Setting the stage for the Fed to cut rates

Recent economic data has paved the way for the central bank to lower its benchmark rate for the first time in years.

The personal consumption expenditures price index — the Fed’s preferred inflation gauge — showed a rise of 2.5% year over year in July. And, though the unemployment rate is still low at 4.2%, it has been trending higher over the past year.

“All signs point to continued progress on inflation, with pressures expected to ease further with the release of the August consumer price index on Wednesday,” said Greg McBride, chief financial analyst at Bankrate.com.

“Other measures of inflation — the personal consumption expenditures index and unit labor costs — have been telling the same story and have set the table for the Federal Reserve to begin cutting interest rates this month,” he explained.

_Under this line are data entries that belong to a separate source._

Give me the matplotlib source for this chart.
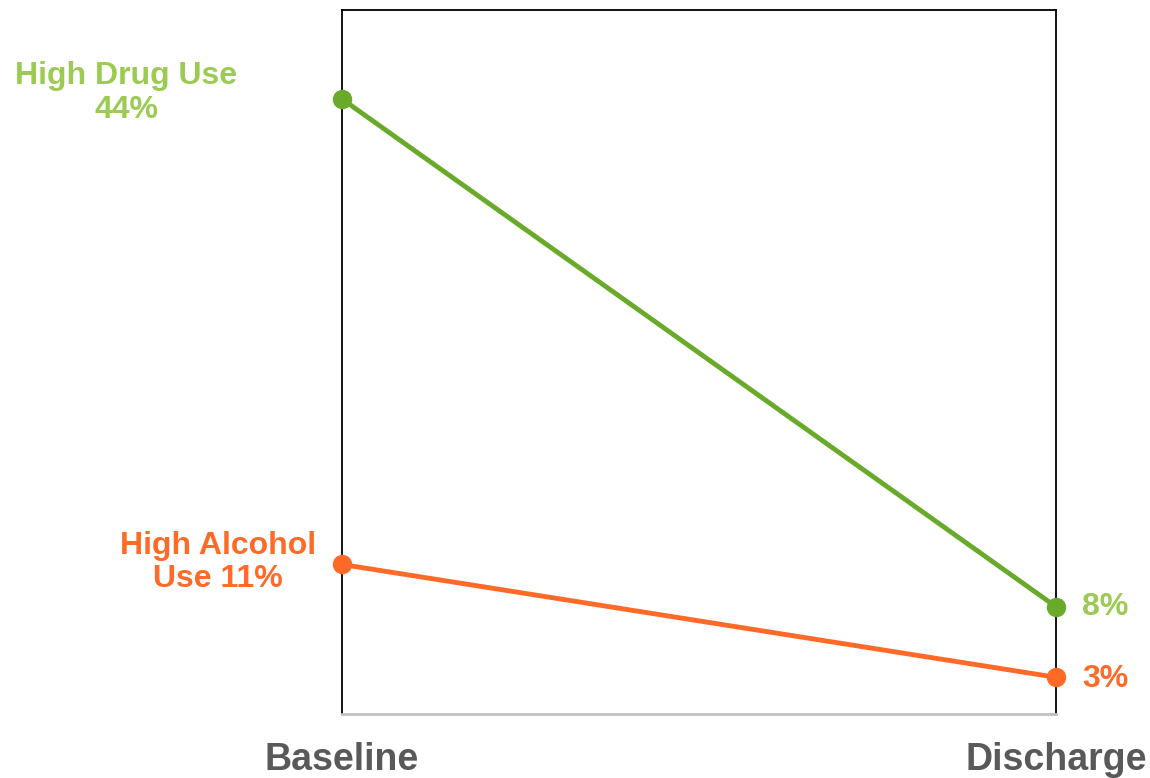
import matplotlib.pyplot as plt

stages = ['Baseline', 'Discharge']
drug_use = [44, 8]
alcohol_use = [11, 3]

plt.rcParams['font.family'] = ['Liberation Sans', 'DejaVu Sans']

fig = plt.figure(figsize=(11.5, 7.78), dpi=100)
ax = fig.add_axes([0.2974, 0.0823, 0.6209, 0.9047])

green = '#69aa2a'
green_txt = '#9bcb52'
orange = '#ff6a28'

x = [0, 1]
ax.plot(x, drug_use, color=green, lw=3.5, marker='o', ms=13, clip_on=False, zorder=3)
ax.plot(x, alcohol_use, color=orange, lw=3.5, marker='o', ms=13, clip_on=False, zorder=3)

ax.set_xlim(0, 1)
ax.set_ylim(0.4, 50.3)

ax.set_xticks(x)
ax.set_xticklabels(stages, fontsize=27, fontweight='bold', color='#595959')
ax.tick_params(axis='x', length=0, pad=20)
ax.set_yticks([])

for s in ['left', 'right', 'top']:
    ax.spines[s].set_linewidth(1.3)
    ax.spines[s].set_color('black')
ax.spines['bottom'].set_color('#bfbfbf')
ax.spines['bottom'].set_linewidth(2)

ax.annotate('High Drug Use\n44%', xy=(0, drug_use[0]), xytext=(-216, 6), textcoords='offset pixels',
            ha='center', va='center', fontsize=23, fontweight='bold', color=green_txt, linespacing=1.15)
ax.annotate('High Alcohol\nUse 11%', xy=(0, alcohol_use[0]), xytext=(-124, 2), textcoords='offset pixels',
            ha='center', va='center', fontsize=23, fontweight='bold', color=orange, linespacing=1.15)
ax.annotate('8%', xy=(1, drug_use[1]), xytext=(26, 0), textcoords='offset pixels',
            ha='left', va='center', fontsize=23, fontweight='bold', color=green_txt)
ax.annotate('3%', xy=(1, alcohol_use[1]), xytext=(26, -2), textcoords='offset pixels',
            ha='left', va='center', fontsize=23, fontweight='bold', color=orange)

fig.savefig('out.png', dpi=100)
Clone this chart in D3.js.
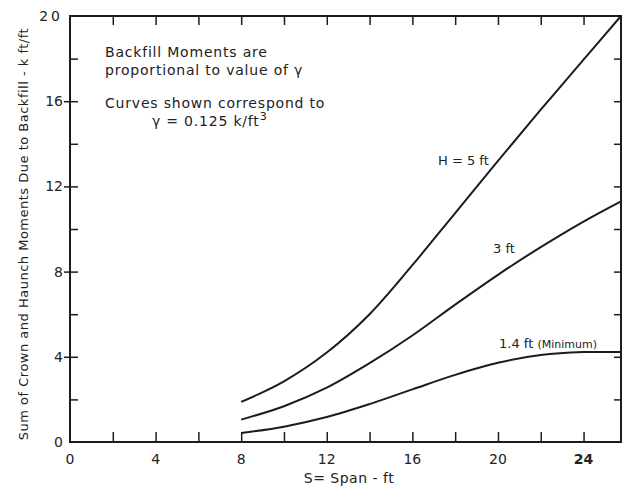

Markets are now pricing in a 100% probability that the Fed will start cutting rates when it meets Sept. 17-18, with the potential for more aggressive moves later in the year, according to the CME Group’s FedWatch measure.

‘Nailing a long-awaited soft landing’

Meanwhile, consumer spending has held up even better than expected, according to the most recent reading.

“The American consumer has been resilient,” Jack Kleinhenz, chief economist at the National Retail Federation, said in the September issue of NRF’s Monthly Economic Review, released Friday

Despite earlier expectations of a recession, the U.S. has dodged a downturn, according to Kleinhenz.

“The U.S. economy is clearly not in a recession nor is it likely to head into a recession in the home stretch of 2024,” Kleinhenz said. “Instead, it appears that the economy is on the cusp of nailing a long-awaited soft landing with a simultaneous cooling of growth and inflation.”

Progress on inflation without a sizeable deterioration in the labor market has created a “classic ‘Goldilocks’ scenario,” Columbia’s House said.

Although as CNBC’s Bob Pisani recently put it, there is still a group of “recessionistas” who have been insisting there is a serious slowdown coming. And yet, fewer economists now see that happening in the near term. Goldman Sachs recently slashed the probability of an economic downturn from 25% to 20%, shortly after raising it from 15%.

“That bandwagon was very crowded in 2023, and for good reason, but the odds of a soft landing have continued to grow over the last 12 months,” McBride said.

Officially, the National Bureau of Economic Research defines a recession as “a significant decline in economic activity that is spread across the economy and lasts more than a few months.” The last time that happened was early in 2020, when the economy came to an abrupt halt.

In the last century, there have been more than a dozen recessions, some lasting as long as a year and a half.

‘Recessionistas will eventually be right’

“The problem with the recessionistas is, of course, they will always at some point be right,” House said. “It’s certainly the case, at some point in the future, the U.S. economy will dip into a recession.”

Since the fall of the Berlin Wall, some kind of economic disruption or correction has happened with pretty predictable regularity, according to House. Now there is the added uncertainty of an upcoming U.S. presidential election and the prospect of significant policy shifts.

“The recessionistas will eventually be right,” House said, but “there is no victory if it comes in a few years.”